__Supplied material__.
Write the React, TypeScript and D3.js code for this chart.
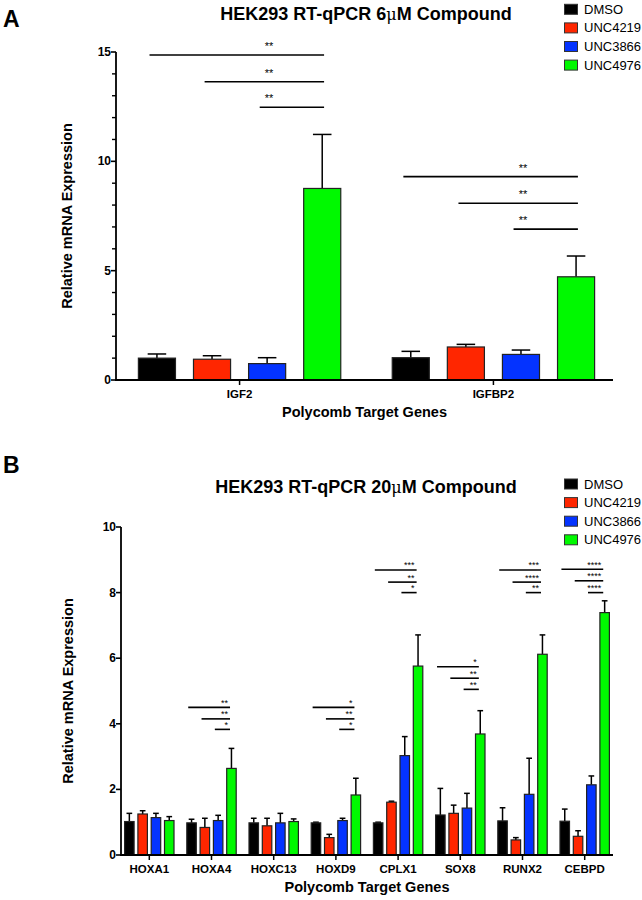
import React from "react";
import * as d3 from "d3";

const series = ["DMSO", "UNC4219", "UNC3866", "UNC4976"];
const seriesColors = ["#000000", "#FF2600", "#0433FF", "#00F900"];

// Panel A
const genesA = ["IGF2", "IGFBP2"];
const meansA = [
  [1.0, 0.95, 0.75, 8.76],
  [1.02, 1.51, 1.17, 4.72],
];
const errsA = [
  [0.19, 0.16, 0.27, 2.47],
  [0.29, 0.12, 0.2, 0.95],
];
const yTicksA = [0, 5, 10, 15];
const sigA = [
  { gene: "IGF2", from: 0, to: 3, y: 14.86, label: "**" },
  { gene: "IGF2", from: 1, to: 3, y: 13.64, label: "**" },
  { gene: "IGF2", from: 2, to: 3, y: 12.47, label: "**" },
  { gene: "IGFBP2", from: 0, to: 3, y: 9.3, label: "**" },
  { gene: "IGFBP2", from: 1, to: 3, y: 8.08, label: "**" },
  { gene: "IGFBP2", from: 2, to: 3, y: 6.9, label: "**" },
];

// Panel B
const genesB = ["HOXA1", "HOXA4", "HOXC13", "HOXD9", "CPLX1", "SOX8", "RUNX2", "CEBPD"];
const meansB = [
  [1.02, 1.25, 1.14, 1.05],
  [0.98, 0.84, 1.05, 2.64],
  [0.98, 0.89, 0.98, 1.02],
  [0.98, 0.53, 1.05, 1.83],
  [0.98, 1.61, 3.03, 5.76],
  [1.22, 1.27, 1.43, 3.69],
  [1.04, 0.46, 1.85, 6.12],
  [1.03, 0.57, 2.14, 7.39],
];
const errsB = [
  [0.25, 0.1, 0.13, 0.12],
  [0.11, 0.28, 0.16, 0.61],
  [0.14, 0.23, 0.29, 0.08],
  [0.02, 0.1, 0.07, 0.51],
  [0.02, 0.03, 0.58, 0.95],
  [0.81, 0.25, 0.45, 0.71],
  [0.4, 0.07, 1.1, 0.59],
  [0.37, 0.17, 0.27, 0.36],
];
const yTicksB = [0, 2, 4, 6, 8, 10];
const sigB = [
  { gene: "HOXA4", from: 0, to: 3, y: 4.5, label: "**" },
  { gene: "HOXA4", from: 1, to: 3, y: 4.15, label: "**" },
  { gene: "HOXA4", from: 2, to: 3, y: 3.83, label: "*" },
  { gene: "HOXD9", from: 0, to: 3, y: 4.5, label: "*" },
  { gene: "HOXD9", from: 1, to: 3, y: 4.15, label: "**" },
  { gene: "HOXD9", from: 2, to: 3, y: 3.83, label: "*" },
  { gene: "CPLX1", from: 0, to: 3, y: 8.69, label: "***" },
  { gene: "CPLX1", from: 1, to: 3, y: 8.32, label: "**" },
  { gene: "CPLX1", from: 2, to: 3, y: 8.0, label: "*" },
  { gene: "SOX8", from: 0, to: 3, y: 5.74, label: "*" },
  { gene: "SOX8", from: 1, to: 3, y: 5.39, label: "**" },
  { gene: "SOX8", from: 2, to: 3, y: 5.05, label: "**" },
  { gene: "RUNX2", from: 0, to: 3, y: 8.69, label: "***" },
  { gene: "RUNX2", from: 1, to: 3, y: 8.32, label: "****" },
  { gene: "RUNX2", from: 2, to: 3, y: 8.0, label: "**" },
  { gene: "CEBPD", from: 0, to: 3, y: 8.71, label: "****" },
  { gene: "CEBPD", from: 1, to: 3, y: 8.36, label: "****" },
  { gene: "CEBPD", from: 2, to: 3, y: 8.0, label: "****" },
];

const FONT = "'Liberation Sans', Arial, Helvetica, sans-serif";

type Sig = { gene: string; from: number; to: number; y: number; label: string };

type PanelProps = {
  letter: string;
  letterY: number;
  titleMain: string;
  titleConc: string;
  titleY: number;
  legendY: number;
  genes: string[];
  means: number[][];
  errs: number[][];
  yMax: number;
  yTicks: number[];
  minorStep: number | null;
  y0: number;
  y1: number;
  axisX: number;
  axisEnd: number;
  groupRange: [number, number];
  groupPadding: number;
  subHalf: number;
  subPadInner: number;
  subPadOuter: number;
  sigs: Sig[];
  starMode: "middle" | "end";
  starSize: number;
  sigStart: number;
  sigEnd: number;
  capFrac: number;
  yTitleX: number;
};

function Panel(p: PanelProps) {
  const y = d3.scaleLinear().domain([0, p.yMax]).range([p.y0, p.y1]);
  const xg = d3.scalePoint<string>().domain(p.genes).range(p.groupRange).padding(p.groupPadding);
  const xs = d3
    .scaleBand<number>()
    .domain(series.map((_, i) => i))
    .range([-p.subHalf, p.subHalf])
    .paddingInner(p.subPadInner)
    .paddingOuter(p.subPadOuter);
  const bw = xs.bandwidth();
  const center = (g: string, i: number) => (xg(g) as number) + (xs(i) as number) + bw / 2;
  const minor = p.minorStep ? d3.range(0, p.yMax + 1e-9, p.minorStep).filter((v) => !p.yTicks.includes(v)) : [];
  const midY = (p.y0 + p.y1) / 2;
  const midX = (p.axisX + p.axisEnd) / 2;

  return (
    <g fontFamily={FONT} fill="#000">
      <text x={3} y={p.letterY} fontSize={23} fontWeight="bold">{p.letter}</text>
      <text x={366} y={p.titleY} fontSize={18} fontWeight="bold" textAnchor="middle">
        {p.titleMain}
        <tspan fontWeight="normal" fontSize={16} fontFamily="'DejaVu Serif', serif">μ</tspan>
        {p.titleConc}
      </text>
      {/* legend */}
      {series.map((s, i) => (
        <g key={s}>
          <rect x={564.5} y={p.legendY + i * 18.6 - 5} width={13} height={10} fill={seriesColors[i]} stroke="#333" strokeWidth={1} />
          <text x={584} y={p.legendY + i * 18.6 + 4.5} fontSize={13} fill="#000">{s}</text>
        </g>
      ))}
      {/* bars */}
      {p.genes.map((g, gi) =>
        series.map((_, i) => {
          const v = p.means[gi][i];
          const e = p.errs[gi][i];
          const cx = center(g, i);
          const cap = bw * p.capFrac;
          return (
            <g key={g + i}>
              <line x1={cx} x2={cx} y1={y(v)} y2={y(v + e)} stroke="#000" strokeWidth={1.5} />
              <line x1={cx - cap / 2} x2={cx + cap / 2} y1={y(v + e)} y2={y(v + e)} stroke="#000" strokeWidth={1.5} />
              <rect x={cx - bw / 2} y={y(v)} width={bw} height={y(0) - y(v)} fill={seriesColors[i]} stroke="#222" strokeWidth={1.2} />
            </g>
          );
        })
      )}
      {/* significance */}
      {p.sigs.map((s, k) => {
        const x1 = center(s.gene, s.from) - bw * p.sigStart;
        const x2 = center(s.gene, s.to) + bw * p.sigEnd;
        const yy = y(s.y);
        const tx = p.starMode === "middle" ? center(s.gene, 2) + 2 : x2 - 2;
        return (
          <g key={k}>
            <line x1={x1} x2={x2} y1={yy} y2={yy} stroke="#000" strokeWidth={1.6} />
            <text x={tx} y={yy - (p.starMode === "middle" ? 5 : 1.5)} fontSize={p.starSize} fill="#000" textAnchor={p.starMode === "middle" ? "middle" : "end"}>{s.label}</text>
          </g>
        );
      })}
      {/* y axis */}
      <line x1={p.axisX} x2={p.axisX} y1={p.y0 + 1} y2={p.y1} stroke="#000" strokeWidth={1.8} />
      {p.yTicks.map((t) => (
        <g key={t}>
          <line x1={p.axisX - 5} x2={p.axisX} y1={y(t)} y2={y(t)} stroke="#000" strokeWidth={1.6} />
          <text x={p.axisX - 5} y={y(t) + 4} fontSize={12} fontWeight="bold" textAnchor="end">{t}</text>
        </g>
      ))}
      {minor.map((t) => (
        <line key={"m" + t} x1={p.axisX - 4} x2={p.axisX} y1={y(t)} y2={y(t)} stroke="#000" strokeWidth={1.4} />
      ))}
      {/* x axis */}
      <line x1={p.axisX - 1} x2={p.axisEnd} y1={p.y0} y2={p.y0} stroke="#000" strokeWidth={1.8} />
      {p.genes.map((g) => (
        <g key={"x" + g}>
          <line x1={xg(g)} x2={xg(g)} y1={p.y0} y2={p.y0 + 5} stroke="#000" strokeWidth={1.5} />
          <text x={xg(g)} y={p.y0 + 18} fontSize={11.5} fontWeight="bold" textAnchor="middle">{g}</text>
        </g>
      ))}
      <text x={midX} y={p.y0 + 37} fontSize={14.5} fontWeight="bold" textAnchor="middle">Polycomb Target Genes</text>
      <text transform={`translate(${p.yTitleX},${midY}) rotate(-90)`} fontSize={14.5} fontWeight="bold" textAnchor="middle">Relative mRNA Expression</text>
    </g>
  );
}

export default function App() {
  return (
    <svg width={642} height={900} style={{ position: "absolute", left: 0, top: 0, background: "#fff" }}>
      <rect width={642} height={900} fill="#fff" />
      <Panel
        letter="A"
        letterY={27}
        titleMain="HEK293 RT-qPCR 6"
        titleConc="M Compound"
        titleY={20}
        legendY={9.3}
        genes={genesA}
        means={meansA}
        errs={errsA}
        yMax={15}
        yTicks={yTicksA}
        minorStep={1}
        y0={380}
        y1={52}
        axisX={116}
        axisEnd={613}
        groupRange={[119, 614]}
        groupPadding={0.475}
        subHalf={110}
        subPadInner={0.327}
        subPadOuter={0.16}
        sigs={sigA}
        starMode="middle"
        starSize={11}
        sigStart={0.2}
        sigEnd={0.05}
        capFrac={0.5}
        yTitleX={72}
      />
      <Panel
        letter="B"
        letterY={473}
        titleMain="HEK293 RT-qPCR 20"
        titleConc="M Compound"
        titleY={493}
        legendY={484}
        genes={genesB}
        means={meansB}
        errs={errsB}
        yMax={10}
        yTicks={yTicksB}
        minorStep={null}
        y0={855}
        y1={527}
        axisX={121}
        axisEnd={613}
        groupRange={[121, 613]}
        groupPadding={0.455}
        subHalf={26.6}
        subPadInner={0.286}
        subPadOuter={0.143}
        sigs={sigB}
        starMode="end"
        starSize={9}
        sigStart={0.35}
        sigEnd={-0.15}
        capFrac={0.6}
        yTitleX={73}
      />
    </svg>
  );
}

__Problem__. Search the listing above for the string "React". Copy every line that contains it.

__Answer to this task__.
Write the React, TypeScript and D3.js code for this chart.
import React from "react";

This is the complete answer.